KABUL (Reuters) - The United States warned on Tuesday it would withdraw financial and security support from Afghanistan if anyone tried to take power illegally, as supporters of a presidential candidate rallied in Kabul for a parallel government.
Preliminary results announced on Monday showed that Ashraf Ghani, a former World Bank official, won the June 14 second round, but his rival Abdullah Abdullah immediately rejected the outcome, saying the vote was marred by widespread fraud.
Underscoring the magnitude of the crisis, Abdullah said U.S. Secretary of State John Kerry would visit Kabul on Friday. Kerry arrived in Beijing on Tuesday for the annual Strategic and Economic Dialogue. The U.S.-China talks finish on Thursday.
Thousands of Abdullah supporters gathered in the capital Kabul on Tuesday, demanding their leader form a parallel cabinet and unilaterally assert his own rule - a dangerous move that would further fracture the fragile country.
In a sharp warning, Kerry said there was no justification for violence or “extra-constitutional measures”.
“I have noted reports of protests in Afghanistan and of suggestions of a ‘parallel government’ with the gravest concern,” he said in a statement issued by the U.S. embassy in Kabul.
“Any action to take power by extra-legal means will cost Afghanistan the financial and security support of the United States and the international community.”
Afghanistan is heavily reliant on foreign donors to fund everything from building roads and paying school teachers to security.
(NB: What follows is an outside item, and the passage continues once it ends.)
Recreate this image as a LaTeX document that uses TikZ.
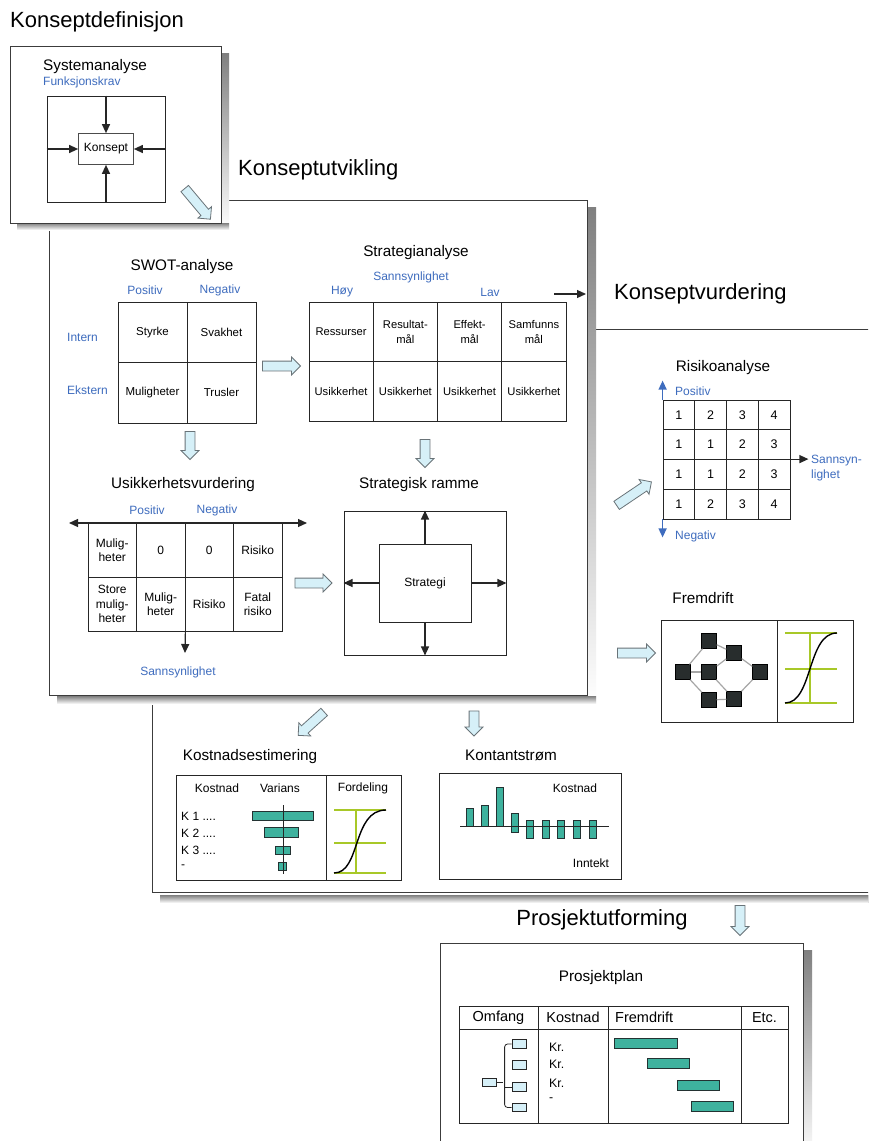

The United States pays the lion’s share of all international aid.
Observers fear that a standoff between Abdullah and Ghani could plunge Afghanistan into disorder, with no clear leader in a country already beset by deep-rooted ethnic divisions.
Abdullah has accused President Hamid Karzai, who is stepping down after 12 years in power, of helping rig the vote in favour of Ghani, describing it as a “coup” against the people.
The standoff over the vote has quashed hopes for a smooth transition of power in Afghanistan, a concern for the West as most U.S.-led forces withdraw from the country this year.
There are concerns however about how much Abdullah, who is popular among the powerful Tajik community in the north, would be able to control his supporters if the crisis escalated.
Thousands of his supporters vented their anger in Kabul on Tuesday, chanting “Death to Karzai”, tearing down a large portrait of the outgoing leader and replacing it with an image of Abdullah.
At the rally, Abdullah, visibly flustered by the size of the gathering, faced a roar of slogans demanding he immediately announce his own cabinet, telling supporters to be patient.
“We are the winner of this round of elections without any doubt,” he told the flag-waving and whistling crowd.
“The people of Afghanistan call on me to announce my government today. This was and is a demand from the people of Afghanistan... We cannot ignore this call. ... Once again I ask you to give me a few days to consult and speak.”
The apparent softening of his tone comes after speaking with by telephone with Kerry and U.S. President Barack Obama.
“The main point in both U.S. Secretary of State’s and the President’s discussions was that John Kerry will come to Afghanistan on Friday and their promise was that they will be next to the people of Afghanistan in defending justice, fighting against fraud and revealing fraud,” Abdullah said.
U.S. officials were not immediately available for comment.
Away from the city’s centre, Abdullah supporters also tore down another Karzai portrait at Kabul’s international airport.
Ghani, who is backed mainly by Pashtun tribes in the south and east of the country, sought to appear conciliatory on Tuesday, talking at length about Afghanistan’s unity and of his respect for Abdullah.
“His Excellency Dr Abdullah is a national figure, a respected figure so he wouldn’t lead to a parallel government,” he told reporters.
“We have backed all Abdullah’s demands to recount and audit suspicious votes for the sake of transparency... They have asked for the inspection of votes so they should rejoin the process.”